• [EXERCISE DESCRIPTION]
Print the listing in its entirety and exactly, leaving out images.

begin GIVEN INFORMATION

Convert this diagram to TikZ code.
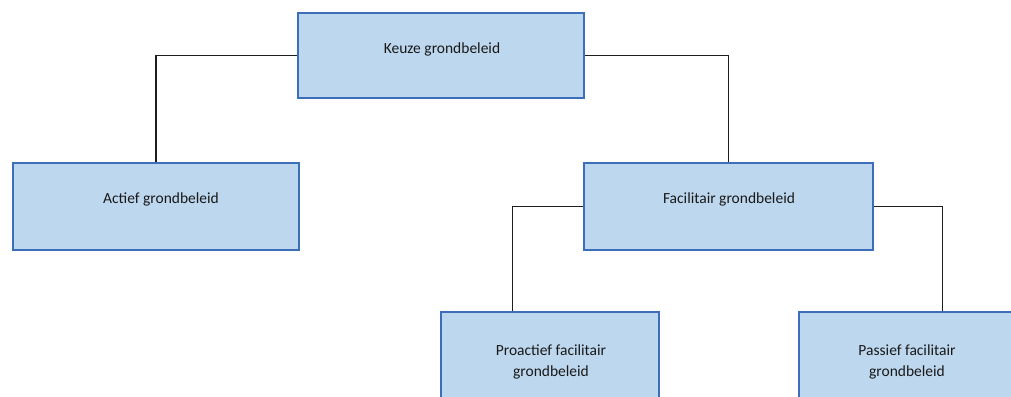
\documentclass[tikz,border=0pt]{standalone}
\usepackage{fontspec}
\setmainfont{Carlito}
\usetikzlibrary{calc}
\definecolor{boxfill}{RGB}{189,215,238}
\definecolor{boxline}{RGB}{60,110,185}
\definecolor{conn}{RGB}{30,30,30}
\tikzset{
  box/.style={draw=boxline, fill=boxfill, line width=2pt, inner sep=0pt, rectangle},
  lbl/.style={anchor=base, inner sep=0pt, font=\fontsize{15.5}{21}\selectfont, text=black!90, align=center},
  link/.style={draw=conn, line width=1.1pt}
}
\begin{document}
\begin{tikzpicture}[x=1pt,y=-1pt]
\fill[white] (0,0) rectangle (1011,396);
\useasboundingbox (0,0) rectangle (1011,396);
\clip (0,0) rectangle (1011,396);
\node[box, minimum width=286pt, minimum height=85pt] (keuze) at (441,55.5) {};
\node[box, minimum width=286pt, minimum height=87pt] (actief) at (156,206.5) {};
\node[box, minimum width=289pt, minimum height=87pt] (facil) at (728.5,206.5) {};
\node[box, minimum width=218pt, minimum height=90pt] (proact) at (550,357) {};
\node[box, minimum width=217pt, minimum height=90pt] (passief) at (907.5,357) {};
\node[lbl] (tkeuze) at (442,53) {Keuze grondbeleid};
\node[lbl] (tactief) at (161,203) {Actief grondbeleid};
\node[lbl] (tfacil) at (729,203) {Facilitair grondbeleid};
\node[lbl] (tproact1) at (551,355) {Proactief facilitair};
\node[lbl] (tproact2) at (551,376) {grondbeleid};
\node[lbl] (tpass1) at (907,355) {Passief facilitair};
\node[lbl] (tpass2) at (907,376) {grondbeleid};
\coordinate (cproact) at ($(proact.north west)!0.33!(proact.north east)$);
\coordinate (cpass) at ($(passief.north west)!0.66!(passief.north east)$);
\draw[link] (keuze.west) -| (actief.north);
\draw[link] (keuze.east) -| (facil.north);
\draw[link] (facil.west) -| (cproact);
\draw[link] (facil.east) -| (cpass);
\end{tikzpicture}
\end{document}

end GIVEN INFORMATION

• [ANSWER]
Convert this diagram to TikZ code.
\documentclass[tikz,border=0pt]{standalone}
\usepackage{fontspec}
\setmainfont{Carlito}
\usetikzlibrary{calc}
\definecolor{boxfill}{RGB}{189,215,238}
\definecolor{boxline}{RGB}{60,110,185}
\definecolor{conn}{RGB}{30,30,30}
\tikzset{
  box/.style={draw=boxline, fill=boxfill, line width=2pt, inner sep=0pt, rectangle},
  lbl/.style={anchor=base, inner sep=0pt, font=\fontsize{15.5}{21}\selectfont, text=black!90, align=center},
  link/.style={draw=conn, line width=1.1pt}
}
\begin{document}
\begin{tikzpicture}[x=1pt,y=-1pt]
\fill[white] (0,0) rectangle (1011,396);
\useasboundingbox (0,0) rectangle (1011,396);
\clip (0,0) rectangle (1011,396);
\node[box, minimum width=286pt, minimum height=85pt] (keuze) at (441,55.5) {};
\node[box, minimum width=286pt, minimum height=87pt] (actief) at (156,206.5) {};
\node[box, minimum width=289pt, minimum height=87pt] (facil) at (728.5,206.5) {};
\node[box, minimum width=218pt, minimum height=90pt] (proact) at (550,357) {};
\node[box, minimum width=217pt, minimum height=90pt] (passief) at (907.5,357) {};
\node[lbl] (tkeuze) at (442,53) {Keuze grondbeleid};
\node[lbl] (tactief) at (161,203) {Actief grondbeleid};
\node[lbl] (tfacil) at (729,203) {Facilitair grondbeleid};
\node[lbl] (tproact1) at (551,355) {Proactief facilitair};
\node[lbl] (tproact2) at (551,376) {grondbeleid};
\node[lbl] (tpass1) at (907,355) {Passief facilitair};
\node[lbl] (tpass2) at (907,376) {grondbeleid};
\coordinate (cproact) at ($(proact.north west)!0.33!(proact.north east)$);
\coordinate (cpass) at ($(passief.north west)!0.66!(passief.north east)$);
\draw[link] (keuze.west) -| (actief.north);
\draw[link] (keuze.east) -| (facil.north);
\draw[link] (facil.west) -| (cproact);
\draw[link] (facil.east) -| (cpass);
\end{tikzpicture}
\end{document}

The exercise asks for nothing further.